Freaky Friday is a 1976 American fantasy comedy film directed by Gary Nelson from a screenplay by Mary Rodgers, based on her 1972 novel. The film stars Barbara Harris and Jodie Foster in the lead roles. John Astin, Patsy Kelly, and Dick Van Patten are featured in supporting roles. In the film, a mother and her daughter switch their bodies, and they get a taste of each other's lives. The cause of the switch is left unexplained in this film, but occurs on Friday the 13th, when Ellen and Annabel, in different places, say about each other at the same time, "I wish I could switch places with her for just one day." Rodgers added a water skiing subplot to her screenplay.

Freaky Friday was released theatrically in the United States on January 21, 1977, by Buena Vista Distribution. The film received positive reviews from critics with praise for Foster and Harris's performances and was a box office success, grossing $36 million on a $5 million budget. At the 34th Golden Globe Awards, it received three nominations: Best Actress – Comedy or Musical (for both Foster and Harris), and Best Original Song ("I'd Like to Be You for a Day").
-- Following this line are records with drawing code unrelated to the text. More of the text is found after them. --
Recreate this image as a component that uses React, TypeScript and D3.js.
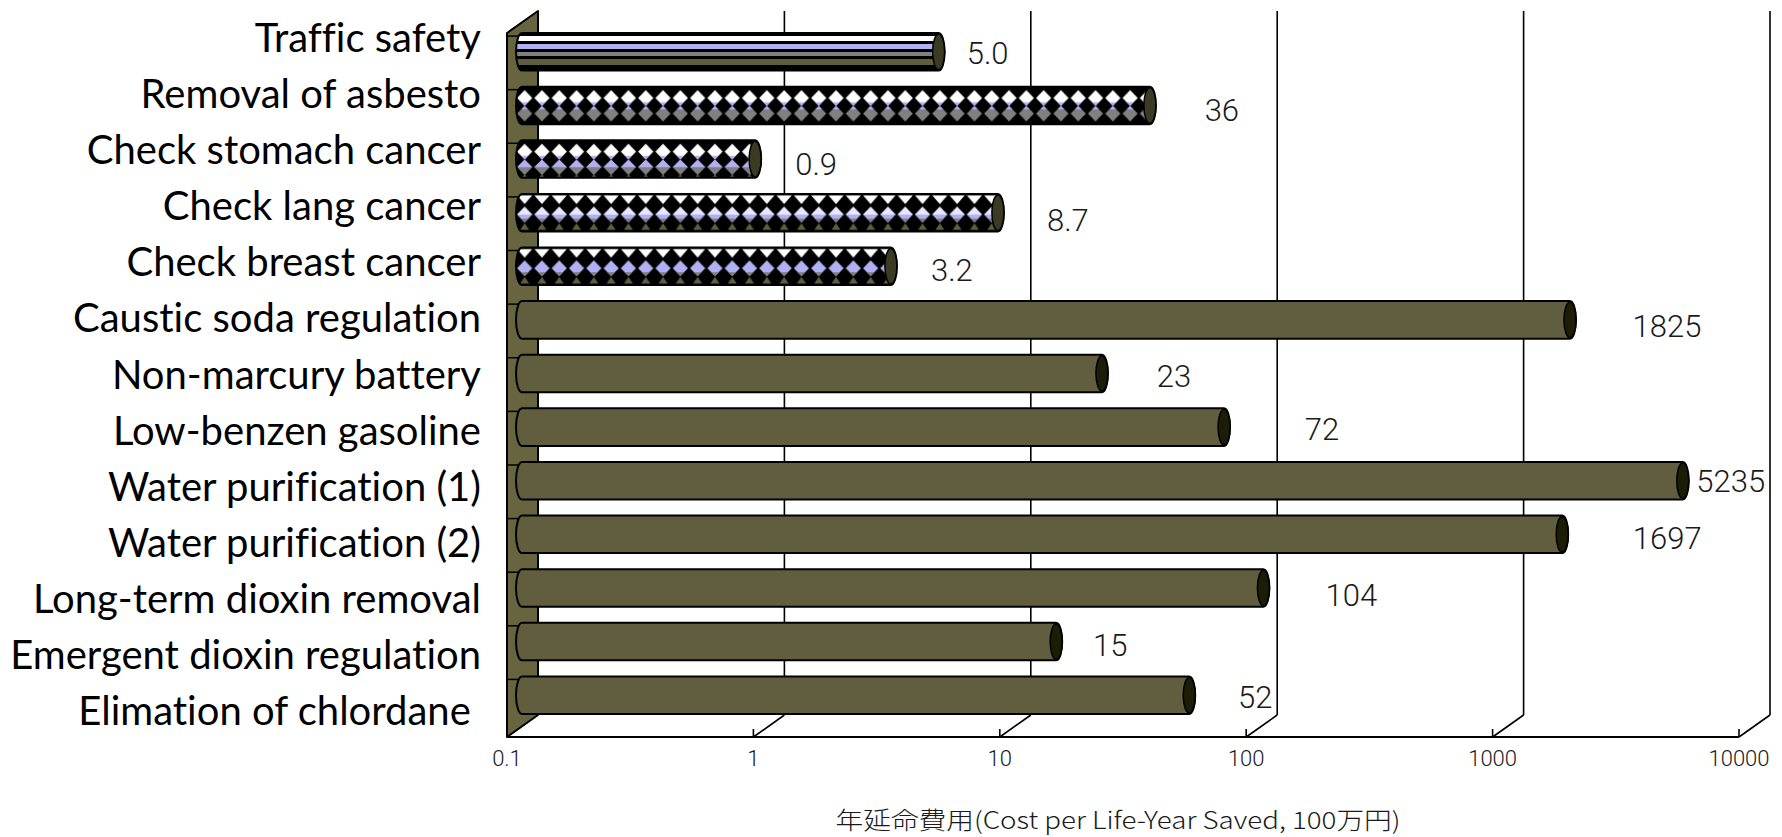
import React from 'react';
import * as d3 from 'd3';

// ---------- data ----------
const categories = [
  'Traffic safety',
  'Removal of asbesto',
  'Check stomach cancer',
  'Check lang cancer',
  'Check breast cancer',
  'Caustic soda regulation',
  'Non-marcury battery',
  'Low-benzen gasoline',
  'Water purification (1)',
  'Water purification (2)',
  'Long-term dioxin removal',
  'Emergent dioxin regulation',
  'Elimation of chlordane ',
];
const values = [5.0, 36, 0.9, 8.7, 3.2, 1825, 23, 72, 5235, 1697, 104, 15, 52];
const valueLabels = ['5.0', '36', '0.9', '8.7', '3.2', '1825', '23', '72', '5235', '1697', '104', '15', '52'];
const fillKinds = ['stripes', 'diamondA', 'diamondA2', 'diamondB', 'diamondB2', 'solid', 'solid', 'solid', 'solid', 'solid', 'solid', 'solid', 'solid'];
const tickValues = [0.1, 1, 10, 100, 1000, 10000];
const tickLabels = ['0.1', '1', '10', '100', '1000', '10000'];
const axisTitle = '年延命費用(Cost per Life-Year Saved, 100万円)';
// label nudges (px) relative to bar end / bar centre, as placed in the original
const labelNudgeX = [43, 66, 55, 64, 55, 91, 66, 92, 42, 99, 82, 48, 60];
const labelNudgeY = [1, 4, 5, 7, 4, 6, 2, 2, 0, 3, 7, 3, 2];

// ---------- layout ----------
const W = 1782;
const H = 837;
const DX = 31; // depth offset front->back
const DY = -22;
const frontTop = 33;
const frontBottom = 737;
const backTop = frontTop + DY;
const backBottom = frontBottom + DY;

const OLIVE = '#605e3f';
const WALL = '#67653f';
const CAP = '#1d1c06';
const LAV = '#b0b0f4';
const GRAY = '#808080';

const xFront = d3.scaleLog().domain([0.1, 10000]).range([507, 507 + 5 * 246.4]);
const xBack = (v: number) => xFront(v) + DX;
const barStartOffset = 9;
const barEndOffset = 19;

const yBand = d3.scaleBand<string>().domain(categories).range([25, 722]).paddingInner(0.3).paddingOuter(0.15);
const yLabel = d3.scalePoint<string>().domain(categories).range([52, 725]);

function barPath(x0: number, xe: number, top: number, h: number) {
  const r = 6;
  const bottom = top + h;
  return `M${x0 + r},${top} L${xe - r},${top} A${r},${h / 2} 0 0 1 ${xe - r},${bottom} L${x0 + r},${bottom} A${r},${h / 2} 0 0 1 ${x0 + r},${top} Z`;
}

function diamond(cx: number, cy: number, hw: number, hh: number) {
  return `${cx},${cy - hh} ${cx + hw},${cy} ${cx},${cy + hh} ${cx - hw},${cy}`;
}

function PatternDef({ id, kind, x, y, h }: { id: string; kind: string; x: number; y: number; h: number }) {
  const w = 17.3;
  const cx = w / 2;
  const hw = 7.6;
  if (kind === 'diamondA' || kind === 'diamondA2') {
    const c1 = h * 0.3;
    const c2 = h * 0.72;
    const hh = h * 0.21;
    return (
      <pattern id={id} patternUnits="userSpaceOnUse" x={x} y={y} width={w} height={h}>
        <rect x={0} y={0} width={w} height={h} fill="#000" />
        <polygon points={diamond(cx, c1, hw, hh)} fill="#fff" />
        <polygon points={`${cx - hw * 0.45},${c1 + hh * 0.55} ${cx + hw * 0.45},${c1 + hh * 0.55} ${cx},${c1 + hh}`} fill={LAV} />
        <polygon points={diamond(cx, c2, hw, hh)} fill={GRAY} />
        {kind === 'diamondA' ? (
          <polygon points={`${cx - hw * 0.45},${c2 - hh * 0.55} ${cx + hw * 0.45},${c2 - hh * 0.55} ${cx},${c2 - hh}`} fill={LAV} />
        ) : (
          <polygon points={`${cx - hw},${c2} ${cx},${c2 - hh} ${cx + hw},${c2}`} fill={LAV} />
        )}
        {kind === 'diamondA2' && (
          <polygon points={`${cx - 2.5},${h} ${cx + 2.5},${h} ${cx},${h - 4}`} fill={OLIVE} />
        )}
      </pattern>
    );
  }
  // diamondB / diamondB2
  const cm = h * 0.55;
  const hh = h * 0.21;
  return (
    <pattern id={id} patternUnits="userSpaceOnUse" x={x} y={y} width={w} height={h}>
      <rect x={0} y={0} width={w} height={h} fill="#000" />
      <polygon points={`${cx - hw},${h * 0.04} ${cx + hw},${h * 0.04} ${cx},${h * 0.27}`} fill="#fff" />
      <polygon points={diamond(cx, cm, hw, hh)} fill={LAV} />
      {kind === 'diamondB' ? (
        <polygon points={`${cx - hw},${cm} ${cx},${cm - hh} ${cx + hw},${cm}`} fill="#e6e6fc" />
      ) : null}
      <polygon points={`${cx - hw * 0.5},${cm + hh * 0.5} ${cx + hw * 0.5},${cm + hh * 0.5} ${cx},${cm + hh}`} fill={GRAY} />
      <polygon points={`${cx - hw * 0.6},${h * 0.96} ${cx + hw * 0.6},${h * 0.96} ${cx},${h * 0.78}`} fill={OLIVE} />
    </pattern>
  );
}

export default function App() {
  const bw = yBand.bandwidth();
  const x0 = xFront(0.1) + barStartOffset;

  return (
    <svg
      width={W}
      height={H}
      viewBox={`0 0 ${W} ${H}`}
      style={{ position: 'absolute', left: 0, top: 0, background: '#fff' }}
    >
      <defs>
        <linearGradient id="stripes" x1="0" y1="0" x2="0" y2="1">
          <stop offset="0" stopColor="#000" />
          <stop offset="0.07" stopColor="#000" />
          <stop offset="0.07" stopColor="#fff" />
          <stop offset="0.2" stopColor="#fff" />
          <stop offset="0.2" stopColor="#000" />
          <stop offset="0.28" stopColor="#000" />
          <stop offset="0.28" stopColor={LAV} />
          <stop offset="0.42" stopColor={LAV} />
          <stop offset="0.42" stopColor="#000" />
          <stop offset="0.5" stopColor="#000" />
          <stop offset="0.5" stopColor={GRAY} />
          <stop offset="0.62" stopColor={GRAY} />
          <stop offset="0.62" stopColor="#000" />
          <stop offset="0.7" stopColor="#000" />
          <stop offset="0.7" stopColor={OLIVE} />
          <stop offset="0.86" stopColor={OLIVE} />
          <stop offset="0.86" stopColor="#000" />
          <stop offset="1" stopColor="#000" />
        </linearGradient>
        {categories.map((c, i) =>
          fillKinds[i].startsWith('diamond') ? (
            <PatternDef key={c} id={`pat${i}`} kind={fillKinds[i]} x={x0} y={yBand(c) as number} h={bw} />
          ) : null
        )}
      </defs>

      {/* left wall */}
      <polygon
        points={`${xFront(0.1)},${frontTop} ${xBack(0.1)},${backTop} ${xBack(0.1)},${backBottom} ${xFront(0.1)},${frontBottom}`}
        fill={WALL}
        stroke="#000"
        strokeWidth={2}
        strokeLinejoin="round"
      />

      {/* gridlines on back wall + floor diagonals */}
      {tickValues.slice(1).map((v) => (
        <g key={v} stroke="#000" strokeWidth={1.6} fill="none">
          <line x1={xBack(v)} y1={backTop} x2={xBack(v)} y2={backBottom} />
          <line x1={xBack(v)} y1={backBottom} x2={xFront(v)} y2={frontBottom} />
          <line x1={xFront(v)} y1={frontBottom} x2={xFront(v)} y2={frontBottom - 8} />
        </g>
      ))}
      {/* front baseline */}
      <line x1={xFront(0.1)} y1={frontBottom} x2={xFront(10000)} y2={frontBottom} stroke="#000" strokeWidth={2} />

      {/* wall ticks */}
      {categories.map((c) => (
        <line
          key={`t${c}`}
          x1={xFront(0.1)}
          x2={x0 + 6}
          y1={(yBand(c) as number) + 3}
          y2={(yBand(c) as number) + 3}
          stroke="#000"
          strokeWidth={1.5}
        />
      ))}

      {/* bars */}
      {categories.map((c, i) => {
        const top = yBand(c) as number;
        const xe = xFront(values[i]) + barEndOffset;
        const kind = fillKinds[i];
        const fill = kind === 'solid' ? OLIVE : kind === 'stripes' ? 'url(#stripes)' : `url(#pat${i})`;
        return (
          <g key={c}>
            <path d={barPath(x0, xe, top, bw)} fill={fill} stroke="#000" strokeWidth={2} />
            <ellipse
              cx={xe - 6}
              cy={top + bw / 2}
              rx={6}
              ry={bw / 2 - 1}
              fill={kind === 'solid' ? CAP : '#3b3a22'}
              stroke="#000"
              strokeWidth={1.5}
            />
          </g>
        );
      })}

      {/* value labels */}
      {categories.map((c, i) => (
        <text
          key={`v${c}`}
          x={xFront(values[i]) + barEndOffset + labelNudgeX[i]}
          y={(yBand(c) as number) + bw / 2 + labelNudgeY[i]}
          dy="0.36em"
          textAnchor="middle"
          fontFamily="Roboto, 'Liberation Sans', sans-serif"
          fontWeight={300}
          fontSize={31}
          fill="#1a1a1a"
        >
          {valueLabels[i]}
        </text>
      ))}

      {/* category labels */}
      {categories.map((c) => (
        <text
          key={`l${c}`}
          x={481}
          y={yLabel(c) as number}
          textAnchor="end"
          fontFamily="Lato, 'Noto Sans', sans-serif"
          fontSize={40}
          fill="#000"
          style={{ whiteSpace: 'pre', fontVariantLigatures: 'none', fontFeatureSettings: '"liga" 0, "dlig" 0' }}
        >
          {c}
        </text>
      ))}

      {/* x tick labels */}
      {tickValues.map((v, i) => (
        <text
          key={`x${v}`}
          x={xFront(v)}
          y={766}
          textAnchor="middle"
          fontFamily="Roboto, 'Liberation Sans', sans-serif"
          fontWeight={300}
          fontSize={22}
          fill="#1a1a1a"
        >
          {tickLabels[i]}
        </text>
      ))}

      {/* axis title */}
      <text
        x={1118}
        y={829}
        textAnchor="middle"
        fontFamily="'Noto Sans CJK JP', sans-serif"
        fontWeight={300}
        fontSize={24}
        textLength={565}
        lengthAdjust="spacingAndGlyphs"
        fill="#1a1a1a"
      >
        {axisTitle}
      </text>
    </svg>
  );
}
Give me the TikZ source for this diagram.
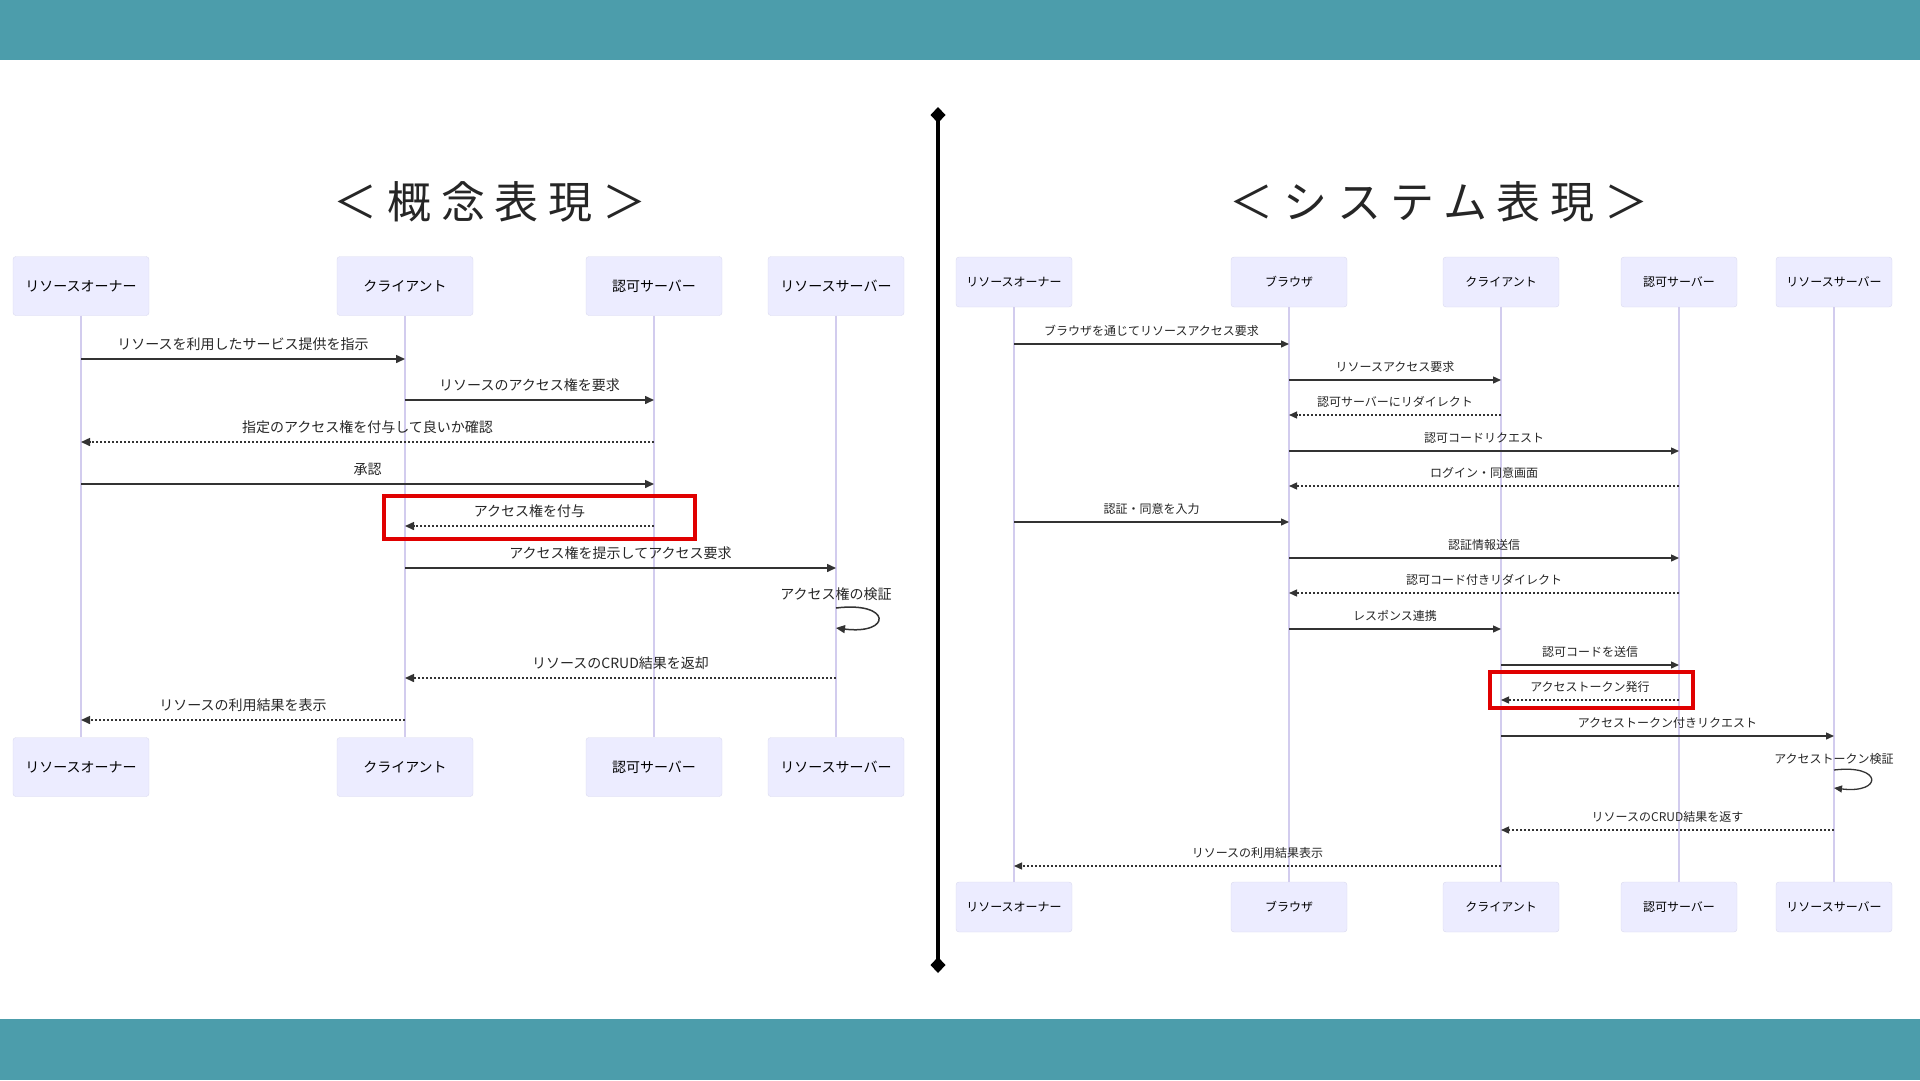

The success of the film's release led to the launch of a franchise.

==Plot==
Ellen Andrews and her teenage daughter Annabel frequently quarrel. On a Friday the 13th, they simultaneously wish aloud to trade places for just one day. Their wish is granted instantly, and they are shocked to find themselves in each other's bodies.

Annabel, now in her mother's body, must navigate the responsibilities of being a housewife. She handles laundry, car repairs, grocery deliveries, carpet cleaners, dry cleaning, the housemaid, and the family Basset Hound, Max. The day becomes more complicated when her father, Bill, announces that his catered dinner party has fallen through and asks her to prepare dinner for 25 guests. Annabel enlists Boris, a neighbor she has a crush on, to help look after her younger brother, Ben, and assist in making a chocolate mousse. Despite a series of mishaps, they salvage the evening by transforming the meal into a smörgåsbord. During the day, Annabel bonds with Ben, who shares his admiration for her and confesses he tried to emulate her messiness to connect with her. They play baseball together, leading Annabel to gain a new appreciation for her brother.

Meanwhile, Ellen, now in Annabel's body, struggles with high school life. She exposes her photography class's developing film, ruins several electric typewriters in typing class, disrupts marching band and loses a field hockey game. She finds success in U.S. history class by accurately recounting the Korean War, having lived through the 1950s. Seeking to escape school, Ellen visits Bill's office, where she encounters his new, young, and provocatively dressed secretary. Ellen, posing as Annabel, tries to intimidate her by describing "her mother" as strict. The secretary soon adopts a more modest appearance, wearing glasses and a conservative hairstyle. Ellen then asks Bill for his credit card to pay for Annabel's dental appointment, which he approves. Bill misattributes the secretary's change in demeanor to personal troubles, prompting Ellen to scold herself for her earlier jealousy.

At the end of the day, Ellen and Annabel wish to return to their own bodies. The reversal occurs differently than before: Annabel suddenly finds herself behind the wheel of a car with Ben and Boris, none of whom know how to drive, attracting police attention. Ellen, meanwhile, is pulled onto water skis as she (in Annabel's body) was scheduled to participate in an aquacade. Bill, watching with prospective clients, fears embarrassment, but Ellen's chaotic performance delights the clients, helping him secure a business deal.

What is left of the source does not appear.